Testbirds has witnessed increased activity from both existing and new clients that were not prepared to conduct testing from home and are using Testbirds to complement their QA operations.

One example where a client has increased its use of Testbirds is a large automotive OEM, which put its plant workers on furlough but continued its investment in its digital projects. Testbirds has conducted UI testing for several mobile apps, including ones for its motorcycle and passenger car businesses (one acting as a remote control for vehicle connectivity and entertainment).

In parallel, Testbirds hired a channel director for its activities 12 months ago and initiated a partnership program at the beginning of 2020. The company highlights it has signed eight formal partnerships, including five tier-one QA vendors, and started joint projects. In contrast, 12 months ago, Testbirds had only tactical agreements for one-off projects.

Testbirds is accommodating its services for the indirect channel, letting the QA vendor manage the project and access all of the Testbirds IP, community and project manager. Testbirds continues, however, to supervise its community and its automation investment, even if it is white labeled.

Will COVID-19 reduce client concern around trust & security?

In the past, clients have expressed two primary concerns around crowdtesting: trust (will crowdtesters tell my competitors about my new app?) and security (will they hack my system?).

Testbirds believes that clients that have experienced work-from-home and enjoyed benefits such as higher productivity and work quality will now increase the use of crowdtesting. It emphasizes all of its testers are vetted and go through a thourough onboarding and qualification process, and its systematic NDA policy. Also, Testbirds is mitigating the IT security risk through secure connections and access to staging environments (i.e. a replica of testing or production environments).

Crowdtesting becomes more automated

With crowdtesting now emerging out of its niche, Testbirds is getting ready for changes. The company is increasing its investment in automation, focusing initially on crowdtesting member identification and notification (using AI and its companion mobile app) and automating communications and defect login.

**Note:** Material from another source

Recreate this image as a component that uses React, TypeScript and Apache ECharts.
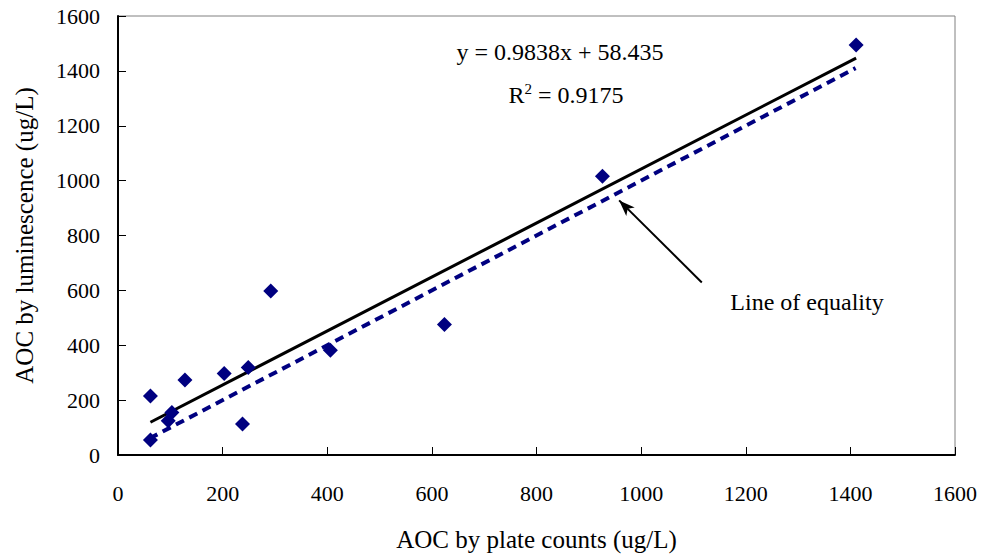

Testbirds highlights that clients typically start their journey with exploratory testing and usability studies, combining functional and usability testing, and then expanding to its deeper usability research and functional testing portfolio. The company wants to further improve its UX capabilities (which already represent 50% of its business) and is soon to release an ML-based algorithm to go through to open question responses and categorize them.

Longer term, Testbirds wants to push waterfall testing to its client base, expanding from agile crowdtesting. This presents new opportunities for the company, given that most of the mobile apps/websites it tests are connected with back-end applications that rely on waterfall development. The company highlights it has already started this journey and developed relevant methodologies.

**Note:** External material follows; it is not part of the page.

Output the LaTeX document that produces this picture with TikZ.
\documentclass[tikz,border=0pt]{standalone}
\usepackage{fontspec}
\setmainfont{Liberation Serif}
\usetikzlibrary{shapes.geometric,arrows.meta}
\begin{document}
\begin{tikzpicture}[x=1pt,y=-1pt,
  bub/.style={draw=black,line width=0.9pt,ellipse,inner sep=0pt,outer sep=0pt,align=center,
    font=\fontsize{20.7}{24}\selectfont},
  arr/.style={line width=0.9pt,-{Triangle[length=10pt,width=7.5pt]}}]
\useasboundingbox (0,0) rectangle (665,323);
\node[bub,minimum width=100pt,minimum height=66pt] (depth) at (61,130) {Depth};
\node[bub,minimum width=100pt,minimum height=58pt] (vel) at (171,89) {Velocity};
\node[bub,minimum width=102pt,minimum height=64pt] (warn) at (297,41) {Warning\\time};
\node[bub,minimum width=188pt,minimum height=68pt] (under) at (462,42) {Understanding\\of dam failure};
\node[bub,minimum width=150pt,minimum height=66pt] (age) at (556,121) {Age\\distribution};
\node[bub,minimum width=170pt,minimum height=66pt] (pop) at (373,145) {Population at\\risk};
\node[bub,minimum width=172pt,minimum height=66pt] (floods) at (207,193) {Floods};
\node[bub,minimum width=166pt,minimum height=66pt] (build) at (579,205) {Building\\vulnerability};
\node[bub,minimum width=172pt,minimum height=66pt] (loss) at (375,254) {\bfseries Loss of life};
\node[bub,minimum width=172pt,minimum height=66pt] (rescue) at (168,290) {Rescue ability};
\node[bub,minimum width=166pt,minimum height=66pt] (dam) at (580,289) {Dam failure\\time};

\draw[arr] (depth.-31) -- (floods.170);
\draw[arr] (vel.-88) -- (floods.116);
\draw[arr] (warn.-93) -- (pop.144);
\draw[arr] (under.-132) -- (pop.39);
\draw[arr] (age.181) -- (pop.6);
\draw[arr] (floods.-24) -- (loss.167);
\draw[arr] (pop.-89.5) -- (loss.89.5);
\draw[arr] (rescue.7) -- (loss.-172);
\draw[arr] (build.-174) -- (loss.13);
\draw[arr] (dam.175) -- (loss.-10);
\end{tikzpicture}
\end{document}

The sweet spot of crowdtesting is ‘out of the lab’

What is striking about the adoption of crowdtesting is that clients are using crowdtesting as an alternative to traditional functional QA manual activity. Clients turn to crowdtesting for their functional needs and then only gradually expand to usability testing. Testbirds highlights its clients use equally functional and UX testing and is now converting them to adopt further services.

We think the crowdtesting sweet spot also lies in providing QA ‘out of the lab’, whether at home with real network conditions, in the street, or the store. Accordingly, we expect clients will, over time, increase their focus on omnichannel testing and give more attention to usability testing. So far, demand has been relatively limited. COVID-19, by accelerating the transition to digital, is changing this. Now is the time for the crowdtesting industry.